The Prime Minister has announced many more flights are expected on Wednesday.

Sudan unrest
A C-130 Hercules leaves for Sudan (MoD)

Mr Wallace said Royal Marines are also scoping out a possible seaborne evacuation from the more “benign environment” of Port Sudan, some 500 miles from the capital.

HMS Lancaster and the RFA Cardigan Bay have both been sent to the region.

– Who is helping British citizens escape the fighting?

Around 120 British military personnel are at the airfield near Khartoum being used for the evacuation effort, Mr Wallace said.

The UK will take over from German forces running the airfield on Wednesday with only one nation able to facilitate the airfield at a time.

Germany said it was operating its final flight on Tuesday evening following the evacuation of around 500 people from 30 nations.

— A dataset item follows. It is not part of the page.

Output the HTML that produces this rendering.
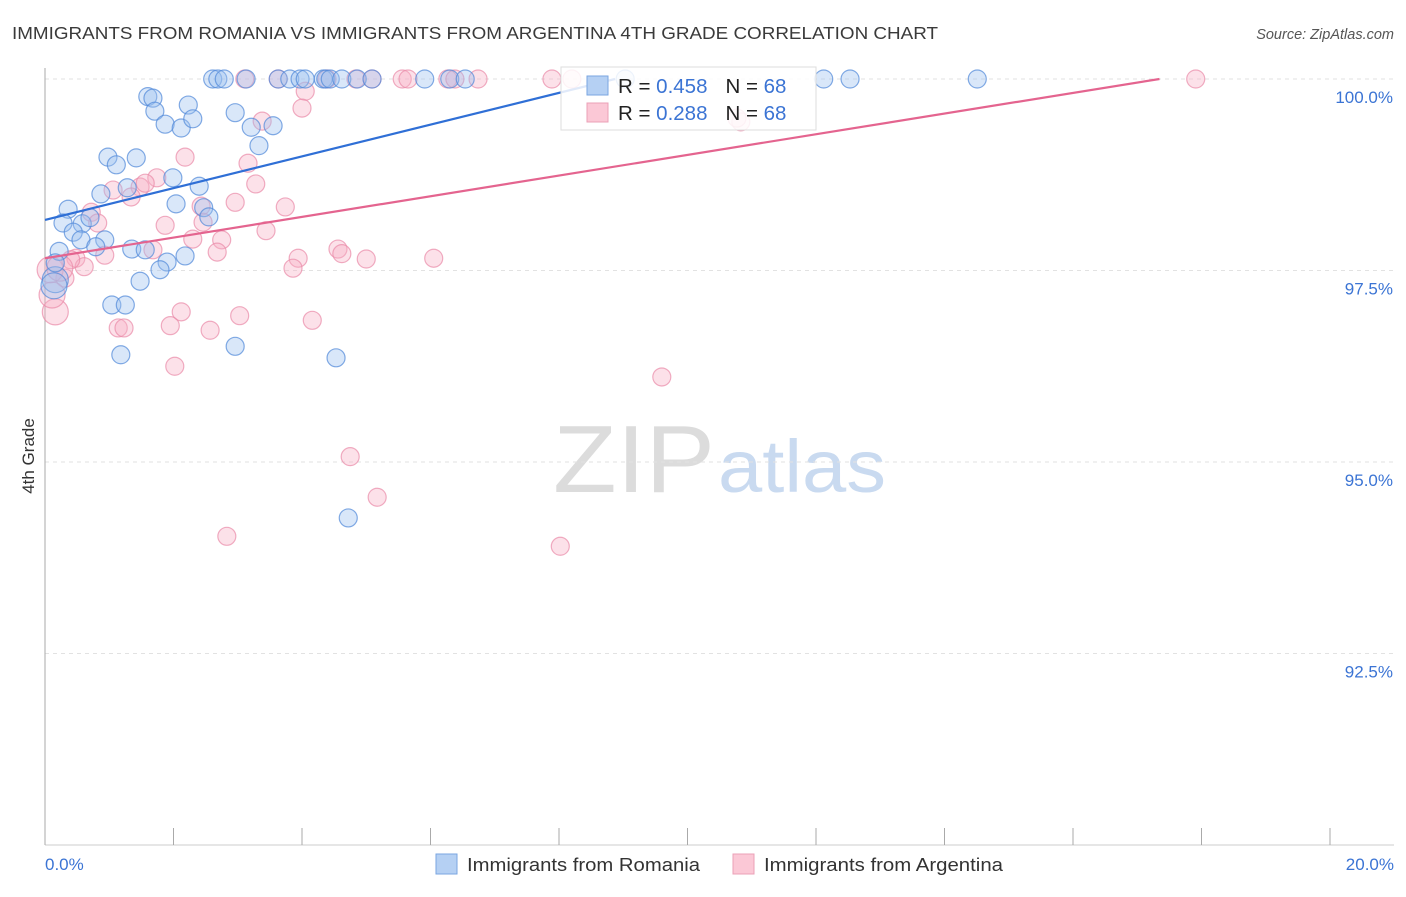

Mr Wallace also told Channel 4 news there is is “some risk that some of the planes are not full”.

He added: “We’ve seen that in the German planes and they’ve then resorted, understandably, to take some other fellow foreign personnel there if there’s room.”

– Is the airbase safe and secure?

Downing Street said the British military stands ready to defend the airfield in Sudan but said efforts would be made to avoid “active engagement” with other forces.

The Prime Minister’s official spokesperson said: “It’s worth emphasising that international evacuations have been taking place since Sunday and we haven’t seen any significant issues… or large crowds appearing.”

– How long do British citizens have to fly out of Sudan?

Mr Sunak said he could not “guarantee” the long-term safety of the air route being used given the volatility of the ceasefire, but other options were being considered.

The evacuation of UK nationals from Sudan is “inherently dangerous” as it remains unclear how long the ceasefire will hold, James Cleverly has said.

The Foreign Secretary began a keynote speech to the Lord Mayor’s Easter Banquet in London by addressing the conflict on Tuesday.

He said: “As you would expect, I’ve been in Cobra meetings and other meetings on our response to this situation today. I can inform you that a Royal Air Force flight has now left Sudan carrying British nationals to safety this evening and more will follow.

“From the onset of this crisis, we’ve been planning how to get our people out. And now that our and international calls for a ceasefire in Khartoum have been heeded, we are putting those plans into effect, giving priority to those in greatest need, family groups, the sick and the elderly.

“I’m encouraged that both factions have called a 72-hour ceasefire. Of course, we cannot be sure for how long it will hold. And any evacuation from a battle-scarred city is inherently dangerous.

“Britain is working hand in glove with our partners across the world, and after this operation we will do everything possible alongside our friends in the region to secure a lasting settlement for this tragic conflict.”